Portugal tem mulheres bonitas, muito sol, simpatia, Fado, Fátima, misticismo...

Lamento que um dos pratos da "balança do intercâmbio" pese mais para o lado brasileiro pois como sabe, os artistas e os escritores portugueses são muito pouco ou nada conhecidos no Brasil. Talvez seja um problema político.
Recentemente o escritor Fernando Monteiro teve seu primeiro romance lançado em Portugal. Os editores portugueses estão olhando além da mesmice? Arriscam mais em Portugal?
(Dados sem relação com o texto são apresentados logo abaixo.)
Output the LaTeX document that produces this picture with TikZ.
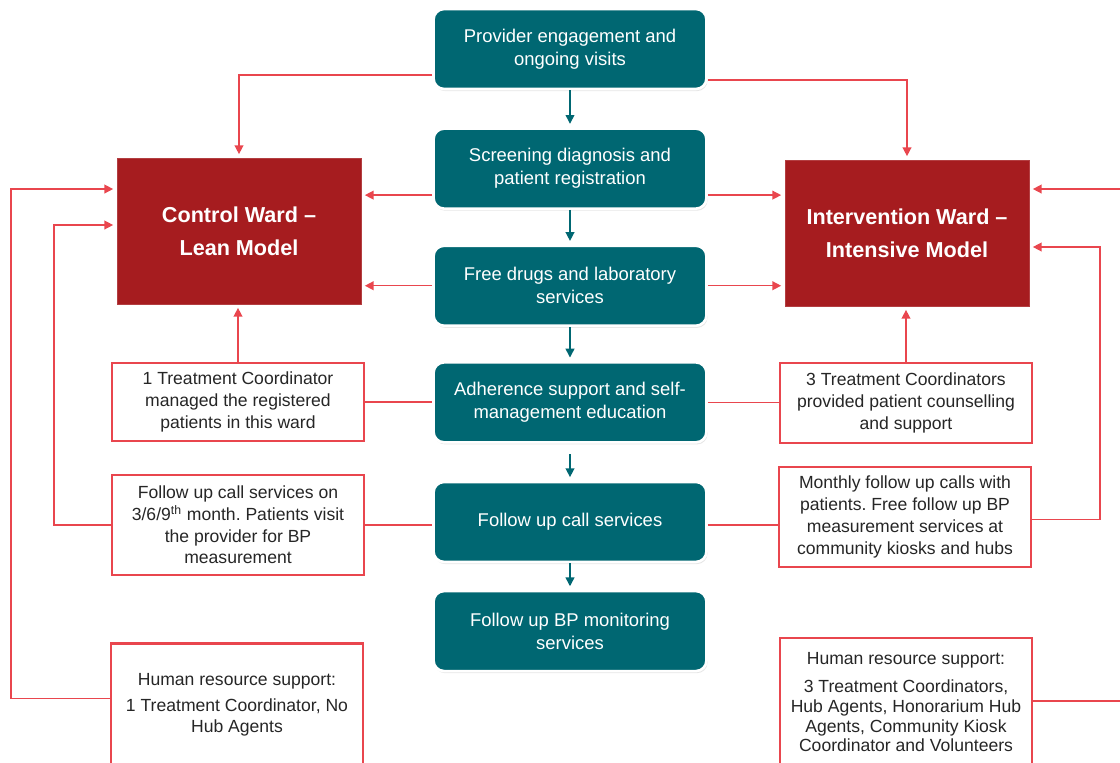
\documentclass[tikz,border=0pt]{standalone}
\usepackage{fontspec}
\setmainfont{Liberation Sans}
\usepackage{tikz}
\usetikzlibrary{positioning}
\usetikzlibrary{arrows.meta}
\usetikzlibrary{shadows}
\frenchspacing

\definecolor{wardred}{RGB}{166,28,31}
\definecolor{stepteal}{RGB}{0,103,114}
\definecolor{linered}{RGB}{233,70,78}
\definecolor{notetext}{RGB}{38,38,38}

\begin{document}
\begin{tikzpicture}[
                x=0.02cm, y=-0.02cm,
                tealnode/.style={rectangle, rounded corners=6pt, draw=white, line width=1.5pt, fill=stepteal, text=white, minimum width=5.46cm, minimum height=1.6cm, align=center, font=\fontsize{10.5}{13}\selectfont, drop shadow={opacity=0.2, shadow xshift=0.6pt, shadow yshift=-1.2pt}},
                wardnode/.style={rectangle, draw=wardred!85!white, fill=wardred, text=white, minimum width=4.88cm, minimum height=2.92cm, align=center, font=\fontsize{12.3}{18.8}\selectfont\bfseries},
                notenode/.style={rectangle, draw=linered, line width=1.2pt, fill=white, text=notetext, minimum width=5.04cm, align=center, font=\fontsize{10}{12.4}\selectfont},
                redarrow/.style={draw=linered, line width=0.8pt, -{Triangle[length=5pt,width=5pt]}, shorten >=2pt},
                redline/.style={draw=linered, line width=0.7pt},
                tealarrow/.style={draw=stepteal, line width=0.8pt, -{Triangle[length=5pt,width=5pt]}, shorten >=2pt},
            ]
            \useasboundingbox (0,0) rectangle (1120,762);

            % Nodes
            \node[tealnode]        (provider)    at (570,49)                  {Provider engagement and\\ongoing visits};
            \node[tealnode]        (screening)   [below=0.74cm of provider]   {Screening diagnosis and\\patient registration};
            \node[tealnode]        (drugs)       [below=0.69cm of screening]  {Free drugs and laboratory\\services};
            \node[tealnode]        (adherence)   [below=0.68cm of drugs]      {Adherence support and self-\\management education};
            \node[tealnode]        (followup)    [below=0.74cm of adherence]  {Follow up call services};
            \node[tealnode]        (monitoring)  [below=0.53cm of followup]   {Follow up BP monitoring\\services};

            \node[wardnode]        (control)      at (239,231)  {Control Ward –\\Lean Model};
            \node[wardnode]        (intervention) at (907,233)  {Intervention Ward –\\Intensive Model};

            \node[notenode, minimum height=1.56cm]  (coordleft)   at (238,402)  {1 Treatment Coordinator\\managed the registered\\patients in this ward};
            \node[notenode, minimum height=1.6cm]   (coordright)  at (906,403)  {3 Treatment Coordinators\\provided patient counselling\\and support};
            \node[notenode, minimum height=2cm]     (callsleft)   at (238,525)  {Follow up call services on\\3/6/9\textsuperscript{th} month. Patients visit\\the provider for BP\\measurement};
            \node[notenode, minimum height=2cm]     (callsright)  at (905,517)  {Monthly follow up calls with\\patients. Free follow up BP\\measurement services at\\community kiosks and hubs};
            \node[notenode, minimum height=2.46cm, font=\fontsize{10}{12}\selectfont]  (staffleft)   at (237,705)  {Human resource support:\\[3pt]1 Treatment Coordinator, No\\Hub Agents};
            \node[notenode, minimum height=2.56cm, font=\fontsize{10}{11.2}\selectfont]  (staffright)  at (906,702)  {Human resource support:\\[5pt]3 Treatment Coordinators,\\Hub Agents, Honorarium Hub\\Agents, Community Kiosk\\Coordinator and Volunteers};

            %Lines
            \draw[tealarrow] (provider) -- (screening);
            \draw[tealarrow] (screening) -- (drugs);
            \draw[tealarrow] (drugs) -- (adherence);
            \draw[tealarrow, shorten <=6pt] (adherence) -- (followup);
            \draw[tealarrow] (followup) -- (monitoring);

            \draw[redarrow] ([yshift=-0.52cm]provider.west) -| (control.north);
            \draw[redarrow] ([yshift=-0.62cm]provider.east) -| (intervention.north);

            \coordinate (screenL) at ([yshift=-0.53cm]screening.west);
            \coordinate (screenR) at ([yshift=-0.53cm]screening.east);
            \draw[redarrow] (screenL) -- (screenL -| control.east);
            \draw[redarrow] (screenR) -- (screenR -| intervention.west);
            \draw[redarrow] (drugs.west) -- (drugs.west -| control.east);
            \draw[redarrow] (drugs.east) -- (drugs.east -| intervention.west);

            \draw[redarrow] (coordleft.north) -- (coordleft.north |- control.south);
            \draw[redline] (coordleft.east) -- (coordleft.east -| adherence.west);
            \draw[redarrow] (coordright.north) -- (coordright.north |- intervention.south);
            \draw[redline] (adherence.east) -- (adherence.east -| coordright.west);

            \draw[redline] (callsleft.east) -- (callsleft.east -| followup.west);
            \draw[redarrow] (callsleft.west) -- ++(-57,0) |- ([yshift=0.12cm]control.west);
            \coordinate (callsRin) at ([yshift=-0.16cm]callsright.west);
            \draw[redline] (callsRin -| followup.east) -- (callsRin);
            \draw[redarrow] ([yshift=-0.05cm]callsright.east) -- ++(68,0) |- ([yshift=-0.28cm]intervention.east);

            \draw[redarrow] ([yshift=0.13cm]staffleft.west) -- ++(-99,0) |- ([yshift=0.84cm]control.west);
            \draw[redarrow] ([yshift=0.02cm]staffright.east) -- ++(100,0) |- ([yshift=0.88cm]intervention.east);
        \end{tikzpicture}
\end{document}
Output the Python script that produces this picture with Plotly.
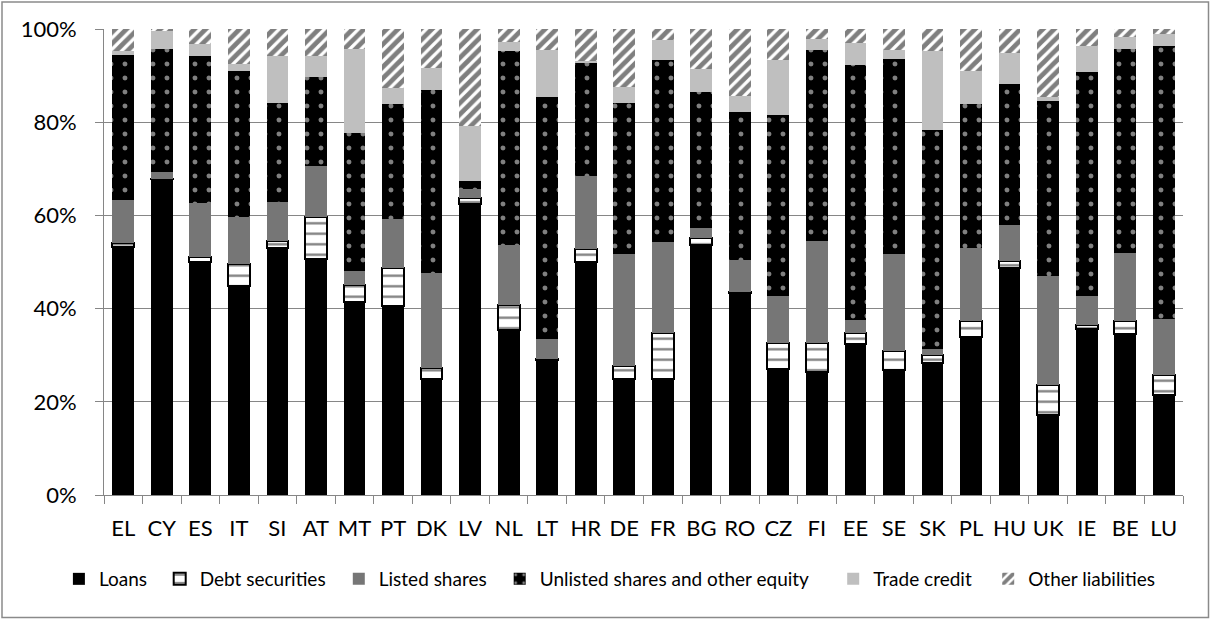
import plotly.graph_objects as go

categories = ["EL", "CY", "ES", "IT", "SI", "AT", "MT", "PT", "DK", "LV", "NL", "LT", "HR", "DE",
              "FR", "BG", "RO", "CZ", "FI", "EE", "SE", "SK", "PL", "HU", "UK", "IE", "BE", "LU"]

loans = [53.3, 67.8, 50.1, 44.8, 53.0, 50.6, 41.5, 40.6, 24.9, 62.5, 35.5, 29.0, 50.0, 25.0,
         25.0, 53.7, 43.4, 27.0, 26.4, 32.3, 26.9, 28.3, 33.9, 48.8, 17.2, 35.6, 34.6, 21.5]
debt_securities = [0.7, 0.1, 0.9, 4.8, 1.6, 9.1, 3.6, 8.2, 2.4, 1.2, 5.3, 0.2, 2.8, 2.7,
                   9.8, 1.5, 0.1, 5.6, 6.2, 2.5, 4.1, 1.7, 3.4, 1.5, 6.3, 0.9, 2.7, 4.2]
listed_shares = [9.2, 1.5, 11.7, 10.0, 8.3, 11.0, 3.0, 10.5, 20.3, 2.0, 12.9, 4.3, 15.6, 24.0,
                 19.5, 2.2, 7.0, 10.2, 22.0, 2.7, 20.8, 1.4, 15.8, 7.6, 23.6, 6.1, 14.6, 12.1]
unlisted_shares = [31.3, 26.3, 31.4, 31.3, 21.2, 18.9, 29.6, 24.6, 39.4, 1.6, 41.6, 52.0, 24.2, 32.4,
                   39.1, 29.0, 31.6, 38.8, 41.0, 54.7, 41.8, 47.0, 30.8, 30.4, 37.5, 48.1, 43.9, 58.6]
trade_credit = [0.7, 4.0, 2.7, 1.6, 10.0, 4.5, 18.0, 3.4, 4.6, 11.9, 2.0, 10.1, 0.6, 3.5,
                4.3, 5.0, 3.6, 11.8, 2.3, 4.9, 1.8, 16.8, 7.0, 6.5, 0.9, 5.6, 2.5, 2.6]
other_liabilities = [4.8, 0.3, 3.2, 7.5, 5.9, 5.9, 4.3, 12.7, 8.4, 20.8, 2.7, 4.4, 6.8, 12.4,
                     2.3, 8.6, 14.3, 6.6, 2.1, 2.9, 4.6, 4.8, 9.1, 5.2, 14.5, 3.7, 1.7, 1.0]

series_names = ["Loans", "Debt securities", "Listed shares",
                "Unlisted shares and other equity", "Trade credit", "Other liabilities"]
series_values = [loans, debt_securities, listed_shares, unlisted_shares, trade_credit, other_liabilities]
y_tick_values = [0, 20, 40, 60, 80, 100]
y_tick_labels = ["0%", "20%", "40%", "60%", "80%", "100%"]

FONT = "Lato"

# plot area in pixels
L, R, T, B = 104, 29, 29, 125
W, H = 1212, 620
PW, PH = W - L - R, H - T - B


def px_to_paper_x(px):
    return (px - L) / PW


def px_to_paper_y(py):
    return (H - B - py) / PH


styles = [
    dict(color="#000000", pattern=None, line=dict(width=0)),
    dict(color="#ffffff", pattern=dict(shape="-", fgcolor="#000000", bgcolor="#ffffff",
                                       size=10.5, solidity=0.22, fillmode="overlay"),
         line=dict(width=2, color="#000000")),
    dict(color="#767676", pattern=None, line=dict(width=0)),
    dict(color="#000000", pattern=dict(shape=".", fgcolor="#ffffff", bgcolor="#000000",
                                       size=14, solidity=0.1, fillmode="overlay"),
         line=dict(width=0)),
    dict(color="#bfbfbf", pattern=None, line=dict(width=0)),
    dict(color="#ffffff", pattern=dict(shape="/", fgcolor="#000000", bgcolor="#ffffff",
                                       size=8, solidity=0.6, fillmode="overlay"),
         line=dict(width=0)),
]

legend_text_x = [98.9, 199.7, 378.8, 539.7, 873.2, 1028.2]
legend_ids = ["legend", "legend2", "legend3", "legend4", "legend5", "legend6"]

fig = go.Figure()
for name, vals, st, lid in zip(series_names, series_values, styles, legend_ids):
    marker = dict(color=st["color"], line=st["line"])
    if st["pattern"] is not None:
        marker["pattern"] = st["pattern"]
    fig.add_trace(go.Bar(x=categories, y=vals, name=name, marker=marker, legend=lid))

legend_layouts = {}
for lid, tx in zip(legend_ids, legend_text_x):
    legend_layouts[lid] = dict(
        x=px_to_paper_x(tx - 40), xanchor="left",
        y=px_to_paper_y(579), yanchor="middle",
        orientation="h", bgcolor="rgba(0,0,0,0)", borderwidth=0,
        font=dict(family=FONT, size=19, color="#000000"),
        itemclick=False, itemdoubleclick=False,
    )

fig.update_layout(
    width=W, height=H,
    margin=dict(l=L, r=R, t=T, b=B, autoexpand=False),
    paper_bgcolor="#ffffff", plot_bgcolor="#ffffff",
    barmode="stack", bargap=0.434,
    font=dict(family=FONT, color="#000000"),
    showlegend=True,
    **legend_layouts,
    xaxis=dict(
        type="category", tickson="boundaries", ticks="outside", ticklen=8,
        tickcolor="#868686", tickwidth=1, showline=True, linecolor="#868686", linewidth=1,
        showgrid=False, tickfont=dict(family=FONT, size=22, color="#000000"),
        tickangle=0, ticklabelstandoff=14,
    ),
    yaxis=dict(
        range=[0, 100], tickvals=y_tick_values, ticktext=y_tick_labels,
        ticks="outside", ticklen=8, tickcolor="#868686", tickwidth=1,
        showline=True, linecolor="#868686", linewidth=1,
        showgrid=True, gridcolor="#868686", gridwidth=1, zeroline=False,
        tickfont=dict(family=FONT, size=22, color="#000000"),
        ticklabelstandoff=14,
    ),
    shapes=[dict(type="rect", xref="paper", yref="paper",
                 x0=px_to_paper_x(2), x1=px_to_paper_x(1208.5),
                 y0=px_to_paper_y(617.5), y1=px_to_paper_y(2),
                 line=dict(color="#8a8a8a", width=1.5), fillcolor="rgba(0,0,0,0)", layer="below")],
)

fig.write_html("out.html", config={"displayModeBar": False},
               post_script="document.body.style.margin='0';document.body.style.overflow='hidden';")
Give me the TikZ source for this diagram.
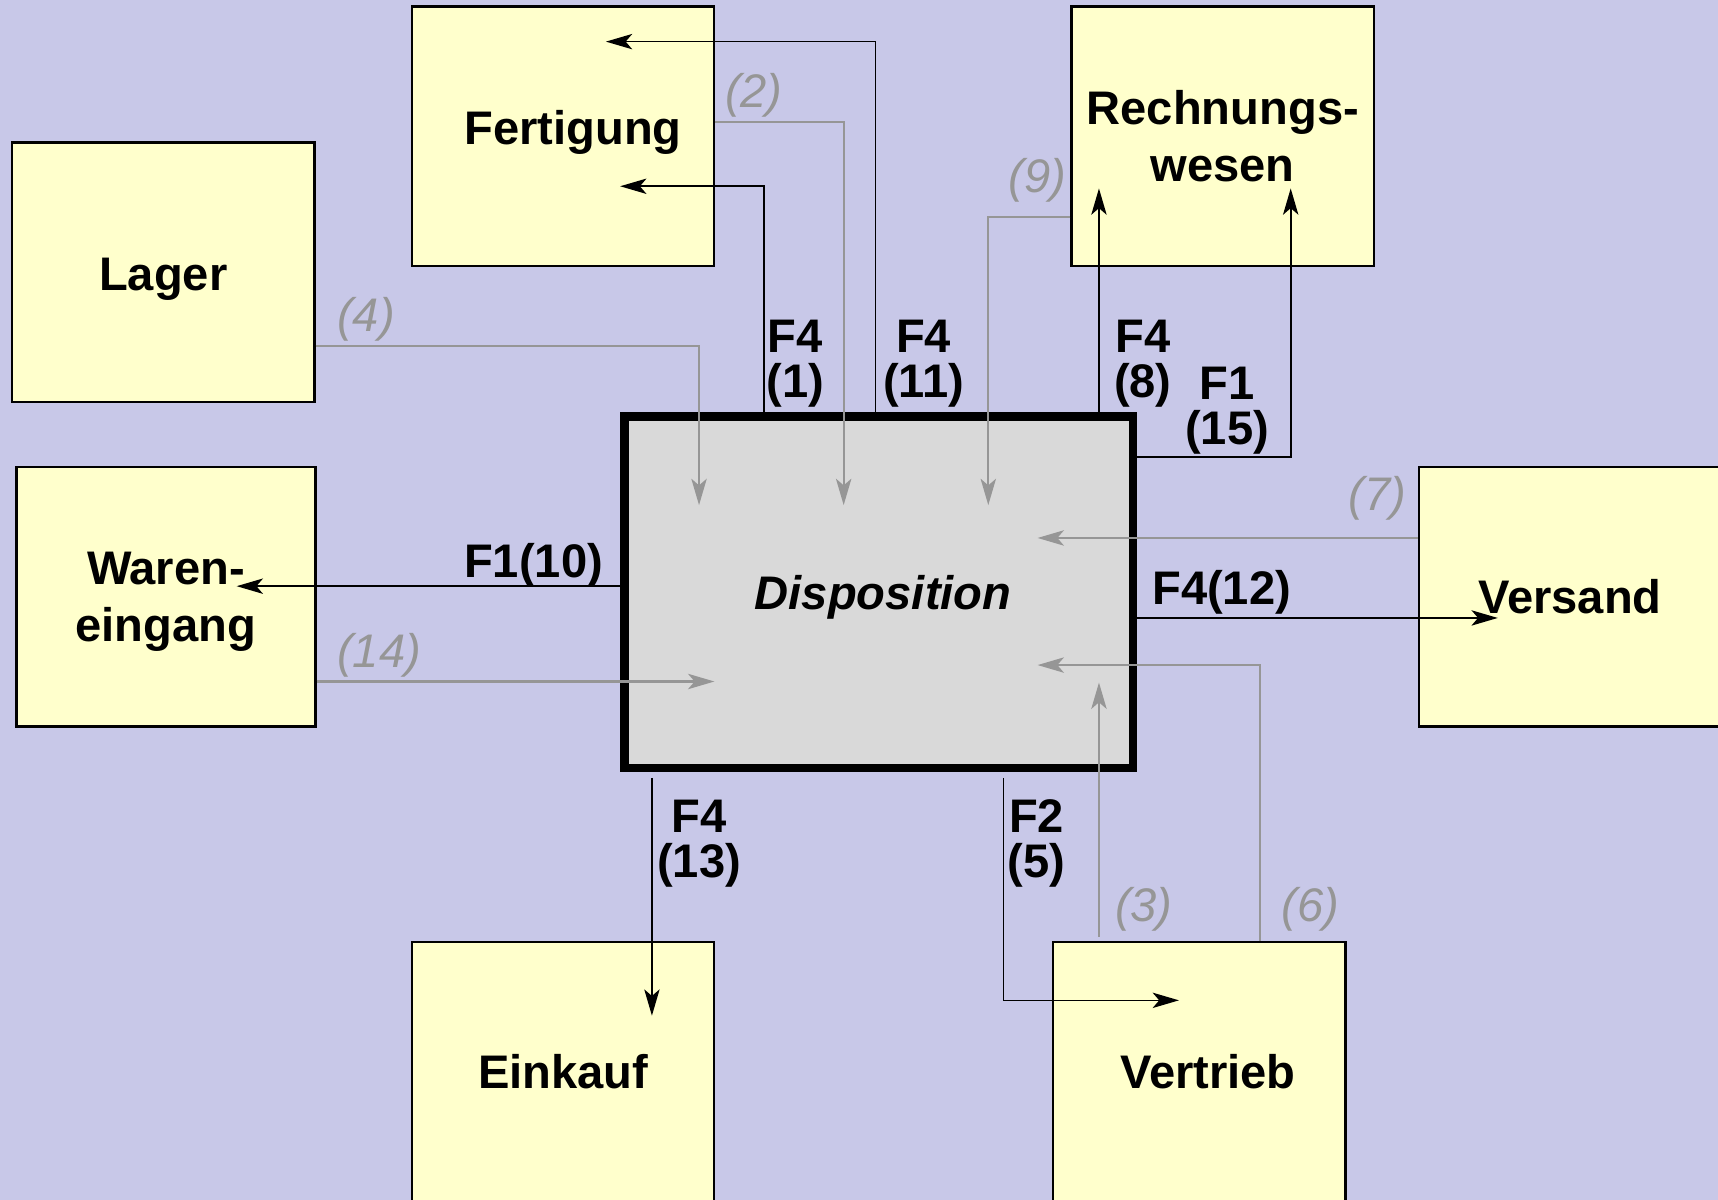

Lamento não conhecer a obra de Fernando Monteiro. Já não tem sentido, na era da globalização, pensar-se só e apenas em termos de país. Ainda bem que alguns editores portugueses editam autores brasileiros menos conhecidos. Era bom que o contrário também acontecesse com mais frequência.
Qual o papel do homem de literatura para a sociedade?
Nenhuma sociedade o será efectivamente sem artistas e sem escritores. Não é por acaso que o dia nacional de muitos países é, geralmente, o dia de nascimento de um poeta ou de um escritor. "A literatura é a expressão da sociedade assim como a palavra é a expressão do homem" disse Louis de Bonald.
Como está Portugal por estes dias? Parece que o time de futebol de vocês engrenou. Parabéns? Torcemos muito aqui!!!!!!
Nunca sofri tanto! O jogo França-Portugal devia ser anulado. Aquele penalty foi simplesmente uma injustiça.